During a webinar, a user asked about determining when a Windows system is truly ready for productive use, and mentioned using the successful connection of OneDrive as a marker. ControlUp replied, saying that the definition of "ready" varies depending on a company’s operations, and for ControlUp, it is when the Windows Start Menu is able to render its contents or when a published application executable is started. They also mentioned that it is possible to customize a marker for a logon being complete, but it requires a data point with a time stamp, such as a windows event from OneDrive.
Read the entire ‘Determining When a Windows System is Truly Ready for Productive Use’ thread below:
Question from the webinar: "I’m particularly interested in the moment when a user can actually start working effectively. In my view, a Windows system continues to perform various background tasks even after the logon process has technically completed. What would be the most accurate metric to determine when the system is truly ready for productive use? Personally, I consider the moment OneDrive successfully connects as the marker for a complete logon."
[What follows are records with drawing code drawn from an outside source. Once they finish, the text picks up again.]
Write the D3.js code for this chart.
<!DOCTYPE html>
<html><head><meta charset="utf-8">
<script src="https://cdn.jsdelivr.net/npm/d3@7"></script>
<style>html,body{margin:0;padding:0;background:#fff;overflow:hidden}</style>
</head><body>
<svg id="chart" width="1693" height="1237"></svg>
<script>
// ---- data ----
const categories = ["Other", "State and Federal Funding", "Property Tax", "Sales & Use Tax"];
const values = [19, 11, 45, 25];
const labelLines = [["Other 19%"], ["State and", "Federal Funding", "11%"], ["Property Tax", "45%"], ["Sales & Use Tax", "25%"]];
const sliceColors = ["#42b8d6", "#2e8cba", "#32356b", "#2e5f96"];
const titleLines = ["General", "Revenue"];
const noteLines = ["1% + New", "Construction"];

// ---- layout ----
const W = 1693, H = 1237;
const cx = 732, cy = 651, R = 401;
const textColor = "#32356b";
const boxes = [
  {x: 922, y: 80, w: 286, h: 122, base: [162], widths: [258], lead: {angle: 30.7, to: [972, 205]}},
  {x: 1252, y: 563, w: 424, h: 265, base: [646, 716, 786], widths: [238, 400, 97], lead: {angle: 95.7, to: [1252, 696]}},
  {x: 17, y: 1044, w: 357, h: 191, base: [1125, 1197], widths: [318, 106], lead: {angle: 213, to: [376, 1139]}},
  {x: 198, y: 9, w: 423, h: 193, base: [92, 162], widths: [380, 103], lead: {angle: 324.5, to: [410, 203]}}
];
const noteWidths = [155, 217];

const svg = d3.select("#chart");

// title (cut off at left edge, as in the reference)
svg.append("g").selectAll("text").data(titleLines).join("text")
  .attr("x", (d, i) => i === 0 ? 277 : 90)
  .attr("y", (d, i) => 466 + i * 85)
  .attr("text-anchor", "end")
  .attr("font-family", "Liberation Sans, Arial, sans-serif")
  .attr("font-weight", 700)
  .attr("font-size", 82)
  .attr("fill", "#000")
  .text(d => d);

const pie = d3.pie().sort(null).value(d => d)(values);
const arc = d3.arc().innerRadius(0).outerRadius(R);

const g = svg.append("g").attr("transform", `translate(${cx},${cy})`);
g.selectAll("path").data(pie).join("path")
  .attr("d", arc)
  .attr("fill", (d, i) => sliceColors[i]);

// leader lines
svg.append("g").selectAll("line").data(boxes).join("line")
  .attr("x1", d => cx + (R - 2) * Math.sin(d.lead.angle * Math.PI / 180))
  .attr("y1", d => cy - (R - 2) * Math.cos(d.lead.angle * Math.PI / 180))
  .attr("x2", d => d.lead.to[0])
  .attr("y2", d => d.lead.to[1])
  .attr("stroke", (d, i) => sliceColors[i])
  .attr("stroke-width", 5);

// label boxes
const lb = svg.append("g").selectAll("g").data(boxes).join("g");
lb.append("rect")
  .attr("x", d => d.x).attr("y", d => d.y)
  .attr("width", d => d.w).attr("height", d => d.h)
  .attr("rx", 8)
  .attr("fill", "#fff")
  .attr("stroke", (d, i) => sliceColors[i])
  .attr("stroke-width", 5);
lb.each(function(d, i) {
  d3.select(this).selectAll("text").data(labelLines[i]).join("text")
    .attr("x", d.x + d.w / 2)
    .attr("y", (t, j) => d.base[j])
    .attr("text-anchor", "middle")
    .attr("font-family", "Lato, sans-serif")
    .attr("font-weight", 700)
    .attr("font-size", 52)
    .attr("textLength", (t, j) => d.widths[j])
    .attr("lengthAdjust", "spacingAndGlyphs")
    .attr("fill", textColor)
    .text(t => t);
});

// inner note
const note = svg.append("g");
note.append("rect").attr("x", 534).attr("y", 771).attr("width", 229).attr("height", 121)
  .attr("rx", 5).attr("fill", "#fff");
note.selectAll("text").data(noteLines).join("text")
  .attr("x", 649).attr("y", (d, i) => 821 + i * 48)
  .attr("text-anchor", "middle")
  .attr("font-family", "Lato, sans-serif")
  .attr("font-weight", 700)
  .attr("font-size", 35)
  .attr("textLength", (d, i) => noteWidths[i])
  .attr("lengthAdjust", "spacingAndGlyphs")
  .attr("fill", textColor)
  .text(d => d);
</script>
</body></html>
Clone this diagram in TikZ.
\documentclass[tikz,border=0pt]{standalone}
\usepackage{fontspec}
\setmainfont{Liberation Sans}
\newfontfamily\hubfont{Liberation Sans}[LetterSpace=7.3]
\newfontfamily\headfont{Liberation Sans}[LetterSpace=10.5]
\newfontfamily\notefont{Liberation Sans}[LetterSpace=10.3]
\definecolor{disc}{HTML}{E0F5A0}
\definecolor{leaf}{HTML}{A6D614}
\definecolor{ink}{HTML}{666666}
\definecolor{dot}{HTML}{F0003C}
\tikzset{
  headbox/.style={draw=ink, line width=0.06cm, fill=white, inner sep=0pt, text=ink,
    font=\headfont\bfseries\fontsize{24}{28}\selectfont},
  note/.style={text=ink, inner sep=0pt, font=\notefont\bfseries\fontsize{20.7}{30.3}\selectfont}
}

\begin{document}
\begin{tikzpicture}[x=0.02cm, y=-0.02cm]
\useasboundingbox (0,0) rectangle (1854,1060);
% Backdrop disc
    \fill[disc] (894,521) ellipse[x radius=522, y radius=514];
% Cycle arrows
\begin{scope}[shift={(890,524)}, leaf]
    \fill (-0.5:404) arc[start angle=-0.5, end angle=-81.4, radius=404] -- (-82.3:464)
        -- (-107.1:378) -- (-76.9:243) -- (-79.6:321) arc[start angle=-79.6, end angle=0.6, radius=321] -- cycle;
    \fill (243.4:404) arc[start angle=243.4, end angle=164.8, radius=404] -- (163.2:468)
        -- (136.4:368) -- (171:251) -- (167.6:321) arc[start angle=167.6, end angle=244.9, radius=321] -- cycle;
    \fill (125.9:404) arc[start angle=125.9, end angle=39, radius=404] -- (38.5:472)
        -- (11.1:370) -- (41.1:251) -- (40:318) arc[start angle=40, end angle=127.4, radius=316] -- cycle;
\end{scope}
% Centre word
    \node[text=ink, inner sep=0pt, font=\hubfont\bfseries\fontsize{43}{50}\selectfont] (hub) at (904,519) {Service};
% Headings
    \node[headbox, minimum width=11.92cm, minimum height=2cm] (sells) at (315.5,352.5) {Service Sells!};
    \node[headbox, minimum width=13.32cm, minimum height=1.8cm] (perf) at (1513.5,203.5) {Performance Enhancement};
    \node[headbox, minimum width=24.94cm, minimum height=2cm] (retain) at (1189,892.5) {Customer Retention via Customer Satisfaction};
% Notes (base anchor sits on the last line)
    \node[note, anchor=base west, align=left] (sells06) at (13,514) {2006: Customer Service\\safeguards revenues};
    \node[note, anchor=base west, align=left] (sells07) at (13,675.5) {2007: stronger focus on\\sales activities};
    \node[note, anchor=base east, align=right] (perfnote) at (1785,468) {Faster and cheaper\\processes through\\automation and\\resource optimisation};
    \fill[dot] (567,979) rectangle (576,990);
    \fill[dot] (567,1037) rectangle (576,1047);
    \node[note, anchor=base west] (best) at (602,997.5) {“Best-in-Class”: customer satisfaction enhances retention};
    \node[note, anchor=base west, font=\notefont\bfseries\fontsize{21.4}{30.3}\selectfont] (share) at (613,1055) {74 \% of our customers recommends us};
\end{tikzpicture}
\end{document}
You are 100% in your work to determine when a user is actually productive!
For your use-case, it sounds like OneDrive is critical for your operations so if it’s not operational, your users are not able to work. Different companies and operational workflows will have different "ready" states. I can tell you what we define as "ready" for ControlUp.
At ControlUp we have defined different markers for when a logon is "complete". For Published Applications we determine this to be when the published application executable is started. Naturally, this doesn’t account for the "load time" of the application and when it hits a steady state and the UI is actually able to be interacted with. For example, a published application of Excel opening a large file on a file share — ControlUp will say the logon is complete when excel.exe starts, but it may still take a minute or two until Excel actually loads the file and is operational.
For Published Desktops we consider the logon to be complete when the Windows Start Menu is able to render it’s contents. This happens after explorer.exe is started and we determined that to be a fairly good marker for when users can start to be productive, but in your use-case it might still be premature as OneDrive may not be ready at that moment.
Enabling a custom marker for when the logon is complete requires modifying the Analyze Logon Duration script. This is doable, but it does require a data point with a time stamp. If OneDrive produces a windows event in the event log for when it’s "done/ready/etc" that would be helpful, if it doesn’t then we need some other mechanism to determine when it’s "done".